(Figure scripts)
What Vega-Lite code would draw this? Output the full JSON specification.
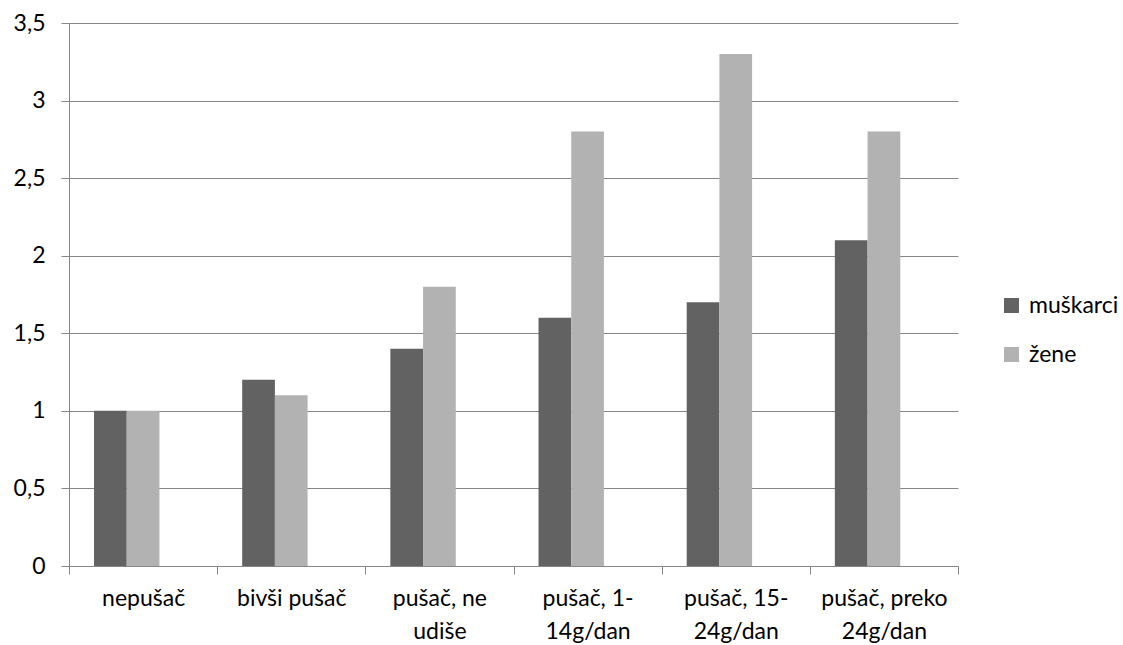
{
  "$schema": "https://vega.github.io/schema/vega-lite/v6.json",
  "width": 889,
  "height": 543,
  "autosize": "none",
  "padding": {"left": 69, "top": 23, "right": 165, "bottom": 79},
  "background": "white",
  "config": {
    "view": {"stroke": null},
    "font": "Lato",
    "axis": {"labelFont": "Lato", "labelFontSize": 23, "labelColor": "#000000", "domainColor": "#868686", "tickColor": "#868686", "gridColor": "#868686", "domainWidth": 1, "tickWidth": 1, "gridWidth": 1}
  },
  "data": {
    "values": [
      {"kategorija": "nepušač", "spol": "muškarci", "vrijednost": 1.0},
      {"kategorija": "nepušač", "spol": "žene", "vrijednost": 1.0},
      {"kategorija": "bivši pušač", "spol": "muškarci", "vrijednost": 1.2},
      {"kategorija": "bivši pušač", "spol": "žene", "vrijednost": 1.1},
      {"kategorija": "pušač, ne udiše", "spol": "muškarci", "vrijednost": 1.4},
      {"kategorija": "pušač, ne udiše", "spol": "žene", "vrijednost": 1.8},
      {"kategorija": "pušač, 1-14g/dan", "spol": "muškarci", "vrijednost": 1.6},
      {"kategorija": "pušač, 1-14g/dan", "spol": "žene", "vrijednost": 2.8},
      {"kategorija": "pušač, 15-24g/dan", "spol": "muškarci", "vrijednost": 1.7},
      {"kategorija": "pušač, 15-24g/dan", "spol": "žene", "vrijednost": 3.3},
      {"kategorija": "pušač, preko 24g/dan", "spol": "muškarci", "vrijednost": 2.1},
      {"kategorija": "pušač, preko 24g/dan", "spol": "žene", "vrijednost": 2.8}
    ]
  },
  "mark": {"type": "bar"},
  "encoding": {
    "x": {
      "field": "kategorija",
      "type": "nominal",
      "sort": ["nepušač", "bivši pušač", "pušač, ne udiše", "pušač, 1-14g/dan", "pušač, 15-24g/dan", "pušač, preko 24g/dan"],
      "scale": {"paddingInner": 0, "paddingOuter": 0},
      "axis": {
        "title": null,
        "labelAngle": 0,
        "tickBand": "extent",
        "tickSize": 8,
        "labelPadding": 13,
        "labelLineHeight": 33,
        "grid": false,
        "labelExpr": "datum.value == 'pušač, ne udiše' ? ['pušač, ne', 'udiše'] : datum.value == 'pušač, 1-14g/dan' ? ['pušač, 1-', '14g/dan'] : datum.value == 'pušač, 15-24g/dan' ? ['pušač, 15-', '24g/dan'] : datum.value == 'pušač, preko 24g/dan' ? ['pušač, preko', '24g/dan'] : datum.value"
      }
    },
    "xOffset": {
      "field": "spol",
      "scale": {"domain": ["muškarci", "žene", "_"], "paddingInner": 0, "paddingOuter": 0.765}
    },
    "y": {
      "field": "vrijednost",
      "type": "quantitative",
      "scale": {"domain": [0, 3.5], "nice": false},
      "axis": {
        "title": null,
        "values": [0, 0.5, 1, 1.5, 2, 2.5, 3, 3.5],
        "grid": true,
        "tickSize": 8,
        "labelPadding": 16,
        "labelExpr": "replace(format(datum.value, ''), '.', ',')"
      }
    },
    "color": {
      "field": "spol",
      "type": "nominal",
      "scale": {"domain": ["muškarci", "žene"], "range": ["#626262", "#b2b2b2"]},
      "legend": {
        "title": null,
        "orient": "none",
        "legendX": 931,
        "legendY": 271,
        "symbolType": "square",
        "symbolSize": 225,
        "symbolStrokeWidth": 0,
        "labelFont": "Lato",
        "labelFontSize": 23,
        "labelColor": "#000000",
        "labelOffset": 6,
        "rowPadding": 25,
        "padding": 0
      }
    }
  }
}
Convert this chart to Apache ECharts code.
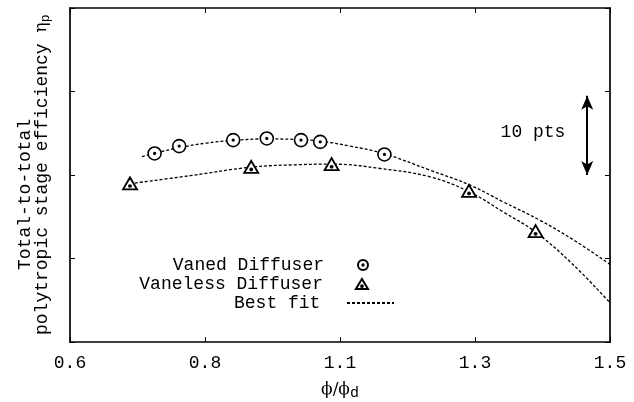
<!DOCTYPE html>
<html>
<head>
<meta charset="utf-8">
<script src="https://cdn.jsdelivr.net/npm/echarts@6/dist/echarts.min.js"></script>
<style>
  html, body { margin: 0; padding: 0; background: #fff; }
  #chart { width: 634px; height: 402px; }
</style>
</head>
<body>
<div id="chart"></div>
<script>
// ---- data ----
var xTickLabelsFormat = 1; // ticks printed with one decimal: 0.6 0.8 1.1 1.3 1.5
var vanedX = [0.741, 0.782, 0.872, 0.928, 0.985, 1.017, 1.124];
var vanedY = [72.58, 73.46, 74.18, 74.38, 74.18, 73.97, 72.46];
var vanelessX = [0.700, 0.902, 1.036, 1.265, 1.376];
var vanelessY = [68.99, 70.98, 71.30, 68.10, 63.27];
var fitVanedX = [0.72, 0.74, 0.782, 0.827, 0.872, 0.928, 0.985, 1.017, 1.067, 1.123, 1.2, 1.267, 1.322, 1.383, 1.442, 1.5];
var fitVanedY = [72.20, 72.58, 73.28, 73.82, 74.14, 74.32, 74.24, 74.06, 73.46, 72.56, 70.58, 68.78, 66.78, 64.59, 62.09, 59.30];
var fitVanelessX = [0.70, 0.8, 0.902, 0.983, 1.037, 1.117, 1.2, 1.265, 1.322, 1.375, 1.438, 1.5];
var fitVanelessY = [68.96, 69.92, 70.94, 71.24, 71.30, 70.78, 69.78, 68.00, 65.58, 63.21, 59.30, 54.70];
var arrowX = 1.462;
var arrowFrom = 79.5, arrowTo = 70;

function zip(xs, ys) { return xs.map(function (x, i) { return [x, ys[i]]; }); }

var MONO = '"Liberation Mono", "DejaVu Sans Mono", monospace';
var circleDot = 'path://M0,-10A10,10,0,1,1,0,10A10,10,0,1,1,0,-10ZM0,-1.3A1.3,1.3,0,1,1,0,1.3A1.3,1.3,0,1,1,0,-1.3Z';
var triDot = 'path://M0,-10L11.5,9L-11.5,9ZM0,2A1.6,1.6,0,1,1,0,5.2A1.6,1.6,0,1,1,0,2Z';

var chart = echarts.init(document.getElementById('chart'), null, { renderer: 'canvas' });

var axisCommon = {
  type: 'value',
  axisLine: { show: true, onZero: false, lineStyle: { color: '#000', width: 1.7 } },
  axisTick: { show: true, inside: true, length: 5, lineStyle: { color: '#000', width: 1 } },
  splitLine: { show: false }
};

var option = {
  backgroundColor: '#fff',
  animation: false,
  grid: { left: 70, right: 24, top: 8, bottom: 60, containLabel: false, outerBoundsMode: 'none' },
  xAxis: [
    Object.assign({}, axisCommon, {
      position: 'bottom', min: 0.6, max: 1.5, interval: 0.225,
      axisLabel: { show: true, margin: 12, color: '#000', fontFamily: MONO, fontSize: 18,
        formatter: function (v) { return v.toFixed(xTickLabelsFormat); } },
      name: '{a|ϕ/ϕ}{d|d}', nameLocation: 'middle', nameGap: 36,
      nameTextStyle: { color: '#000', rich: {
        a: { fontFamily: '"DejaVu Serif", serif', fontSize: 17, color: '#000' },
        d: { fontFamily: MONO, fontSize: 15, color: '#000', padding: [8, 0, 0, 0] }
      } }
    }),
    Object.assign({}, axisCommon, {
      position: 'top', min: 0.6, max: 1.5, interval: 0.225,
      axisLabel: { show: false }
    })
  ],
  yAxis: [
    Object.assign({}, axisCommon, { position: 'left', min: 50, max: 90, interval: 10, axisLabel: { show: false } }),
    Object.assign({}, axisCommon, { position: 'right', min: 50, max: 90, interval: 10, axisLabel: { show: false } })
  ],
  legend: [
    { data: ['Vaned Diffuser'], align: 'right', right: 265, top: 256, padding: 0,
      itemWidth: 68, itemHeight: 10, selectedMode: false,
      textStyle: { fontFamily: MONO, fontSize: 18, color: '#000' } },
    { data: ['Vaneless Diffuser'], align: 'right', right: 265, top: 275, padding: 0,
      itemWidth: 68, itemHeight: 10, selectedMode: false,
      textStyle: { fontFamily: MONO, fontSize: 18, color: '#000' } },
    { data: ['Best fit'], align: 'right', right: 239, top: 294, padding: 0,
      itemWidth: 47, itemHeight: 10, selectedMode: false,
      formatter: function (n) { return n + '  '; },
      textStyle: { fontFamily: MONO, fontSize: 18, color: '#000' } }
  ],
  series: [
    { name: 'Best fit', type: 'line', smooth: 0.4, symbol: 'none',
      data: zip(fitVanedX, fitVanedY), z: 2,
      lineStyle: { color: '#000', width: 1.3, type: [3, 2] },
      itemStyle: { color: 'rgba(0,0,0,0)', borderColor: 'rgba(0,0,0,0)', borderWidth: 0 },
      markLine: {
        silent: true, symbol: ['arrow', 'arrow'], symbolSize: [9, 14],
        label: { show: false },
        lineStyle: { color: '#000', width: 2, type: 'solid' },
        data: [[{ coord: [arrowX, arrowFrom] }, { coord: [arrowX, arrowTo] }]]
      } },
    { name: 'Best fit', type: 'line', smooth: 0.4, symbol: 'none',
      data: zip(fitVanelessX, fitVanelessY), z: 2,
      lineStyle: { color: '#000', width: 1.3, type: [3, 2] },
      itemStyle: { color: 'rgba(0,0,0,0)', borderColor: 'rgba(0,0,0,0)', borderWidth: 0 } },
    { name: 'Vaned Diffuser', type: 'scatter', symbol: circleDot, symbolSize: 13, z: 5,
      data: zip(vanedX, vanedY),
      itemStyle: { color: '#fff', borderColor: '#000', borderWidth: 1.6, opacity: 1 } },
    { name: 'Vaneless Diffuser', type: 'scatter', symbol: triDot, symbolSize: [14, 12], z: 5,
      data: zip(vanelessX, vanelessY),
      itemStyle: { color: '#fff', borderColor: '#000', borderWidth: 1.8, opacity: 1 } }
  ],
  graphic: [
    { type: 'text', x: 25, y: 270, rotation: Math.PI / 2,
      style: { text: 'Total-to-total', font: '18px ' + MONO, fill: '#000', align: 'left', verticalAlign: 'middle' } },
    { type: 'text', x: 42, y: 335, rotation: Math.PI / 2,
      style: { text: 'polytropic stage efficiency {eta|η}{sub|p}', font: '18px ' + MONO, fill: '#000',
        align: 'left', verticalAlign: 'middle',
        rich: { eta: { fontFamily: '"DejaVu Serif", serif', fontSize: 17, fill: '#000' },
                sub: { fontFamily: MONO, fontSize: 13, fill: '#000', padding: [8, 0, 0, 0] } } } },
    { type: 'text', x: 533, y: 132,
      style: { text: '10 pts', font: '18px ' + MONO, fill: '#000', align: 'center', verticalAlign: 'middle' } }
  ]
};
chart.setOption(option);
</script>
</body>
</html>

- PROBLEM DESCRIPTION
Copy every line above in which the string "this" shows up.

- THE COMPLETED TASK
What Vega-Lite code would draw this? Output the full JSON specification.
Convert this chart to Apache ECharts code.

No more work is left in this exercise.